Last week, the Harvard-Smithsonian Center for Astrophysics sent out a maddening press announcement, promising to reveal a major cosmological discovery on March 17th and giving not a clue what it would be.
This morning, a new press release explains that scientists are announcing an important new insight into the first moments of the universe’s expansion. With a detector at the South Pole, a group claims to have found the signature of gravitational waves – a phenomenon that’s long been predicted and sought as evidence for the favored version of the big bang known as inflation.
The Guardian didn’t wait for this promised revelation, running a story last Friday: Gravitational Waves: have US Scientists Heard Echoes of the Big Bang?
The story, by Stuart Clark, captures the excitement in the cosmology community and seems to be in ballpark on the nature of the finding.
There is intense speculation among cosmologists that a US team is on the verge of confirming they have detected "primordial gravitational waves" – an echo of the big bang in which the universe came into existence 14bn years ago.
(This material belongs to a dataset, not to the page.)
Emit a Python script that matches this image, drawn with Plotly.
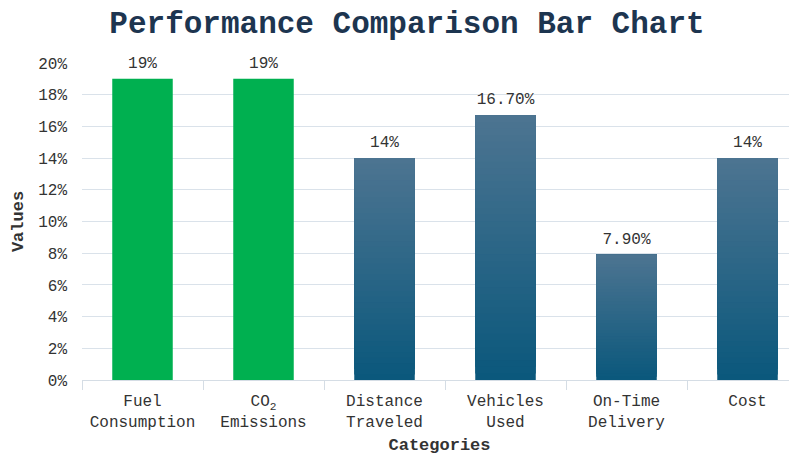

Rumours have been rife in the physics community about an announcement due on Monday from the Harvard-Smithsonian Center for Astrophysics. If there is evidence for gravitational waves, it would be a landmark discovery that would change the face of cosmology and particle physics.
A very good story explaining the context and background of the search appeared in Sky and Telescope last October. Bruce Lieberman’s Back to the Big Bang explains what gravitational waves are and how they might leave traces in the sky that astronomers can detect by observing cosmic microwaves.
Physicist/blogger Sean Carroll has also written a very detailed piece here, in which he’s quite clear he thinks this is a big deal:
Punchline: other than finding life on other planets or directly detecting dark matter, I can’t think of any other plausible near-term astrophysical discovery more important than this one for improving our understanding of the universe. It would be the biggest thing since dark energy.
With a press conference at noon EDT, we will all learn much more.